GOAL OF THE EXERCISE: Beginning with the opening line of the entries, return every line through the one containing "Chart.register(...registerables);", both included, and nothing else. Omit pictures.

** Begin **

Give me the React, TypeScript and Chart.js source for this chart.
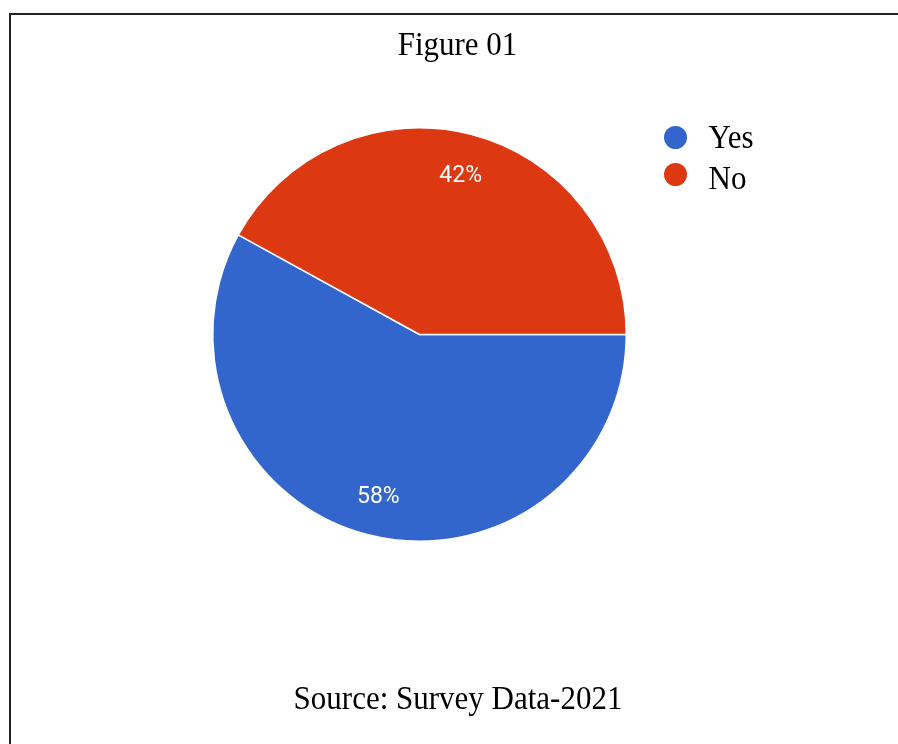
import React, { useEffect, useRef } from 'react';
import { Chart, registerables } from 'chart.js';

Chart.register(...registerables);

const categories = ['Yes', 'No'];
const values = [58, 42];
const colors = ['#3366CC', '#DC3912'];
const titleText = 'Figure 01';
const sourceText = 'Source: Survey Data-2021';

const W = 898;
const H = 744;
const SERIF = '"Liberation Serif", "Times New Roman", Times, serif';

const pctPlugin = {
  id: 'pctLabels',
  afterDatasetsDraw(chart: any) {
    const ctx = chart.ctx;
    const meta = chart.getDatasetMeta(0);
    const data = chart.data.datasets[0].data as number[];
    const total = data.reduce((a, b) => a + b, 0);
    const fs = 23;
    ctx.save();
    ctx.font = `${fs}px Roboto, Arial, sans-serif`;
    ctx.fillStyle = '#ffffff';
    ctx.textAlign = 'center';
    ctx.textBaseline = 'alphabetic';
    meta.data.forEach((arc: any, i: number) => {
      const p = arc.getProps(['x', 'y', 'startAngle', 'endAngle', 'outerRadius'], true);
      const mid = (p.startAngle + p.endAngle) / 2;
      const r = p.outerRadius * 0.8;
      const px = p.x + Math.cos(mid) * r;
      const py = p.y + Math.sin(mid) * r;
      ctx.fillText(Math.round((data[i] / total) * 100) + '%', px, py + (fs * 0.711) / 2);
    });
    ctx.restore();
  },
};

function SerifText({ text, left, baseline, center }: { text: string; left: number; baseline: number; center?: boolean }) {
  const fs = 31;
  const style: React.CSSProperties = {
    position: 'absolute',
    top: baseline - 26,
    fontFamily: SERIF,
    fontSize: fs,
    lineHeight: `${fs}px`,
    color: '#000',
    whiteSpace: 'nowrap',
    transform: 'scaleY(1.07)',
    transformOrigin: '50% 26px',
  };
  if (center) {
    style.left = left - 300;
    style.width = 600;
    style.textAlign = 'center';
  } else {
    style.left = left;
  }
  return <div style={style}>{text}</div>;
}

export default function App() {
  const canvasRef = useRef<HTMLCanvasElement | null>(null);

  useEffect(() => {
    if (!canvasRef.current) return;
    const chart = new Chart(canvasRef.current, {
      type: 'pie',
      data: {
        labels: categories,
        datasets: [
          {
            data: values,
            backgroundColor: colors,
            borderColor: '#ffffff',
            borderWidth: 1.5,
          },
        ],
      },
      options: {
        responsive: false,
        animation: false,
        devicePixelRatio: 1,
        rotation: 90,
        layout: { padding: { left: 212, top: 127, right: W - 627, bottom: H - 542 } },
        plugins: {
          legend: { display: false },
          title: { display: false },
          tooltip: { enabled: false },
        },
      } as any,
      plugins: [pctPlugin as any],
    });
    return () => chart.destroy();
  }, []);

  const dot = (color: string, cx: number, cy: number) => (
    <div
      style={{
        position: 'absolute',
        left: cx - 11.5,
        top: cy - 11.5,
        width: 23,
        height: 23,
        borderRadius: '50%',
        background: color,
      }}
    />
  );

  return (
    <div style={{ position: 'fixed', left: 0, top: 0, width: W, height: H, overflow: 'hidden', background: '#fff' }}>
      <div
        style={{
          position: 'absolute',
          left: 9,
          top: 13,
          width: 2000,
          height: 2000,
          border: '2px solid #222',
        }}
      />
      <canvas ref={canvasRef} width={W} height={H} style={{ position: 'absolute', left: 0, top: 0, display: 'block' }} />
      <SerifText text={titleText} left={457.5} baseline={55} center />
      <SerifText text={sourceText} left={458} baseline={709} center />
      {dot(colors[0], 675, 137)}
      {dot(colors[1], 675, 174.5)}
      <SerifText text={categories[0]} left={708.5} baseline={147.5} />
      <SerifText text={categories[1]} left={708.5} baseline={188.5} />
    </div>
  );
}
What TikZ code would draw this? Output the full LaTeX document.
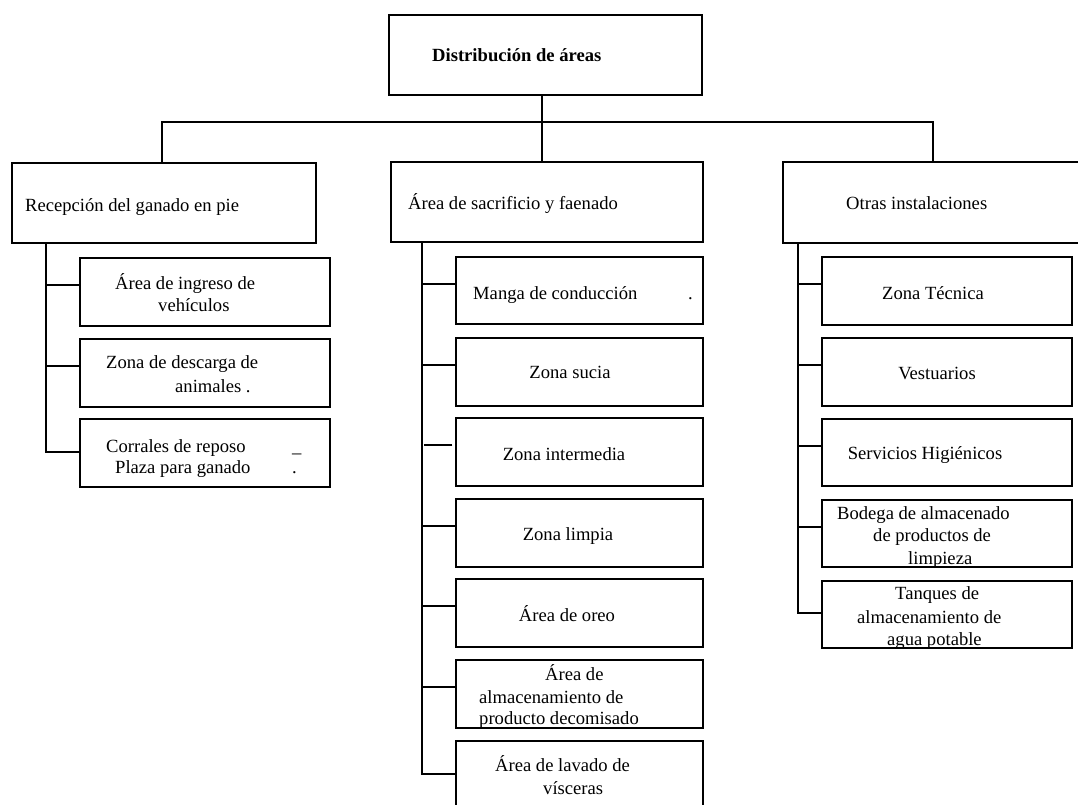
\documentclass[tikz,border=0pt]{standalone}
\usepackage{fontspec}
\setmainfont{Liberation Serif}
\begin{document}
\begin{tikzpicture}[x=1pt,y=-1pt,
  box/.style={draw=black, line width=1.3pt, rectangle, inner sep=0pt},
  wbox/.style={box, minimum width=250pt, minimum height=68pt},
  mbox/.style={box, minimum width=247pt, minimum height=68pt},
  txt/.style={inner sep=0pt, yshift=-3pt, font=\fontsize{18.6}{22}\selectfont},
  lw/.style={txt, anchor=mid west},
  ct/.style={txt, anchor=mid},
  link/.style={line width=1.3pt, draw=black}]
\useasboundingbox (0,0) rectangle (1078,805);
\clip (0,0) rectangle (1078,805);
\fill[white] (0,0) rectangle (1078,805);

% top
\node[box, minimum width=313pt, minimum height=80pt] (top) at (545.5,55) {};
\node[lw] (ttop) at (432,56) {\bfseries Distribución de áreas};

% level 1
\node[box, minimum width=304pt, minimum height=80pt] (rec) at (164,203) {};
\node[box, minimum width=312pt, minimum height=80pt] (sac) at (547,202) {};
\node[box, minimum width=307pt, minimum height=81pt] (otr) at (936.5,202.5) {};
\node[lw] (trec) at (25,206) {Recepción del ganado en pie};
\node[lw] (tsac) at (408,204) {Área de sacrificio y faenado};
\node[lw] (totr) at (846,204) {Otras instalaciones};

\coordinate (hl) at (162,122);
\coordinate (hc) at (542,122);
\coordinate (hr) at (933,122);
\draw[link] (top.south -| hc) -- (hc);
\draw[link] (rec.north -| hl) -- (hl) -- (hr) -- (otr.north -| hr);
\draw[link] (hc) -- (sac.north -| hc);

% left column
\node[wbox] (L1) at (205,292) {};
\node[wbox] (L2) at (205,373) {};
\node[wbox] (L3) at (205,453) {};
\node[lw] (tL1a) at (115,284) {Área de ingreso de};
\node[lw] (tL1b) at (158,306) {vehículos};
\node[lw] (tL2a) at (106,363) {Zona de descarga de};
\node[lw] (tL2b) at (175,387) {animales .};
\node[lw] (tL3a) at (106,447) {Corrales de reposo};
\node[lw] (tL3u) at (292,447) {\_};
\node[lw] (tL3b) at (115,468) {Plaza para ganado};
\node[lw] (tL3p) at (292,468) {.};

\coordinate (lt) at (46,452);
\draw[link] (lt |- rec.south) -- (lt) -- (lt -| L3.west);
\draw[link] ([yshift=7pt]L1.west) -- ([yshift=7pt]L1.west -| lt);
\draw[link] ([yshift=7pt]L2.west) -- ([yshift=7pt]L2.west -| lt);

% middle column
\node[mbox, minimum height=67pt] (M1) at (579.5,290.5) {};
\node[mbox] (M2) at (579.5,372) {};
\node[mbox] (M3) at (579.5,452) {};
\node[mbox] (M4) at (579.5,533) {};
\node[mbox] (M5) at (579.5,613) {};
\node[mbox] (M6) at (579.5,694) {};
\node[mbox] (M7) at (579.5,775) {};
\node[lw] (tM1) at (473,294) {Manga de conducción};
\node[lw] (tM1p) at (688,294) {.};
\node[ct] (tM2) at (570,373) {Zona sucia};
\node[ct] (tM3) at (564,455) {Zona intermedia};
\node[ct] (tM4) at (568,535) {Zona limpia};
\node[ct] (tM5) at (567,616) {Área de oreo};
\node[lw] (tM6a) at (545,675) {Área de};
\node[lw] (tM6b) at (479,698) {almacenamiento de};
\node[lw] (tM6c) at (479,719) {producto decomisado};
\node[lw] (tM7a) at (495,766) {Área de lavado de};
\node[lw] (tM7b) at (543,789) {vísceras};

\coordinate (mt) at (422,774);
\draw[link] (mt |- sac.south) -- (mt) -- (mt -| M7.west);
\foreach \n in {M2,M4,M5,M6}
  \draw[link] ([yshift=7pt]\n.west) -- ([yshift=7pt]\n.west -| mt);
\draw[link] ([yshift=6.5pt]M1.west) -- ([yshift=6.5pt]M1.west -| mt);
\draw[link] ([xshift=-3pt,yshift=7pt]M3.west) -- ([xshift=2pt,yshift=7pt]M3.west -| mt);

% right column
\node[wbox] (R1) at (947,291) {};
\node[wbox] (R2) at (947,372) {};
\node[wbox, minimum height=67pt] (R3) at (947,452.5) {};
\node[wbox, minimum height=67pt] (R4) at (947,533.5) {};
\node[wbox, minimum height=67pt] (R5) at (947,614.5) {};
\node[ct] (tR1) at (933,294) {Zona Técnica};
\node[ct] (tR2) at (937,374) {Vestuarios};
\node[ct] (tR3) at (925,454) {Servicios Higiénicos};
\node[lw] (tR4a) at (837,514) {Bodega de almacenado};
\node[lw] (tR4b) at (873,536) {de productos de};
\node[lw] (tR4c) at (908,559) {limpieza};
\node[lw] (tR5a) at (895,594) {Tanques de};
\node[lw] (tR5b) at (857,618) {almacenamiento de};
\node[lw] (tR5c) at (887,640) {agua potable};

\coordinate (rt) at (798,613);
\draw[link] (rt |- otr.south) -- (rt) -- (rt -| R5.west);
\foreach \n in {R1,R2}
  \draw[link] ([yshift=7pt]\n.west) -- ([yshift=7pt]\n.west -| rt);
\foreach \n in {R3,R4}
  \draw[link] ([yshift=6.5pt]\n.west) -- ([yshift=6.5pt]\n.west -| rt);
\end{tikzpicture}
\end{document}
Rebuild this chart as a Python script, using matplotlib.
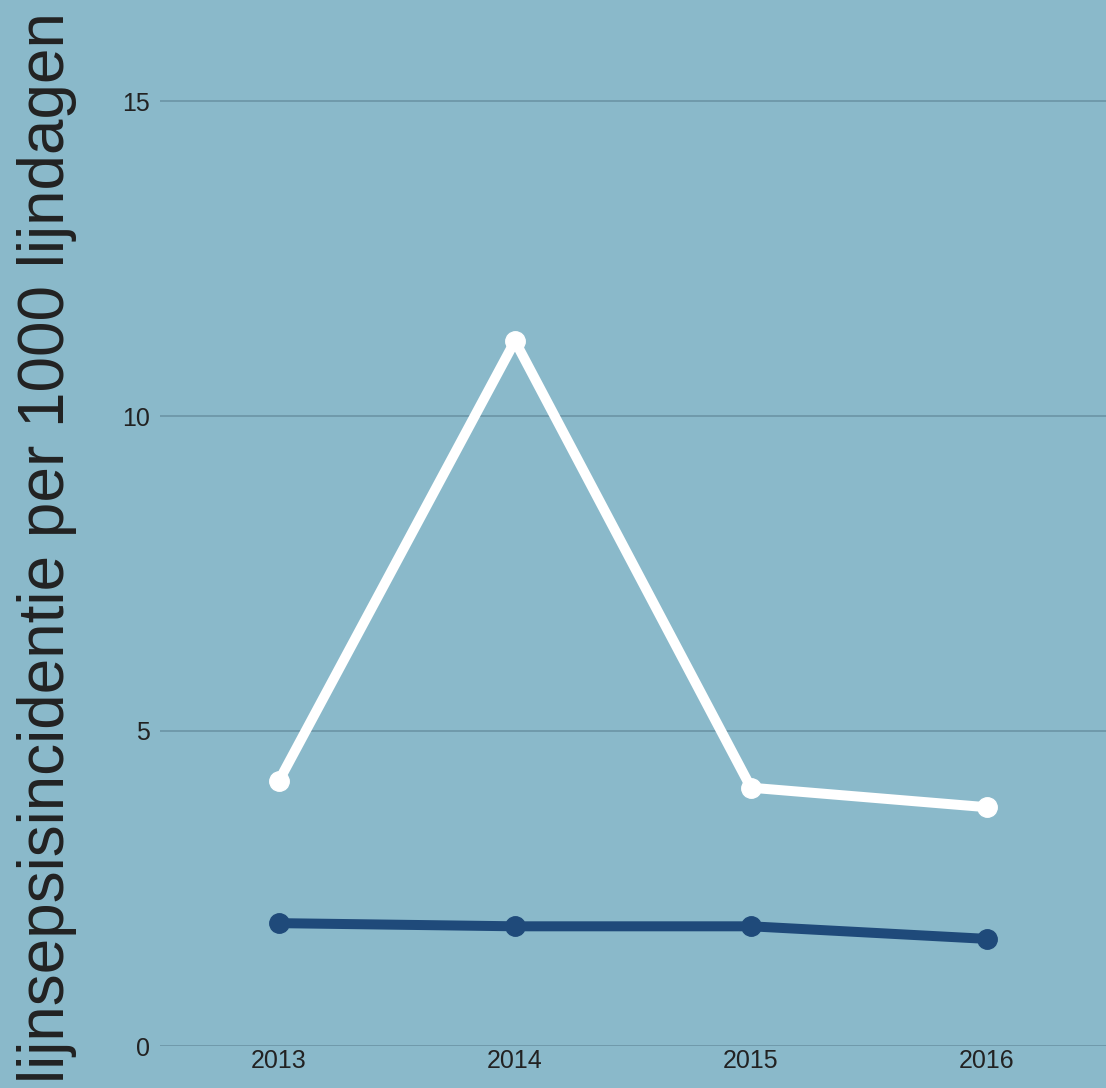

** End **

ANSWER BELOW:
Give me the React, TypeScript and Chart.js source for this chart.
import React, { useEffect, useRef } from 'react';
import { Chart, registerables } from 'chart.js';

Chart.register(...registerables);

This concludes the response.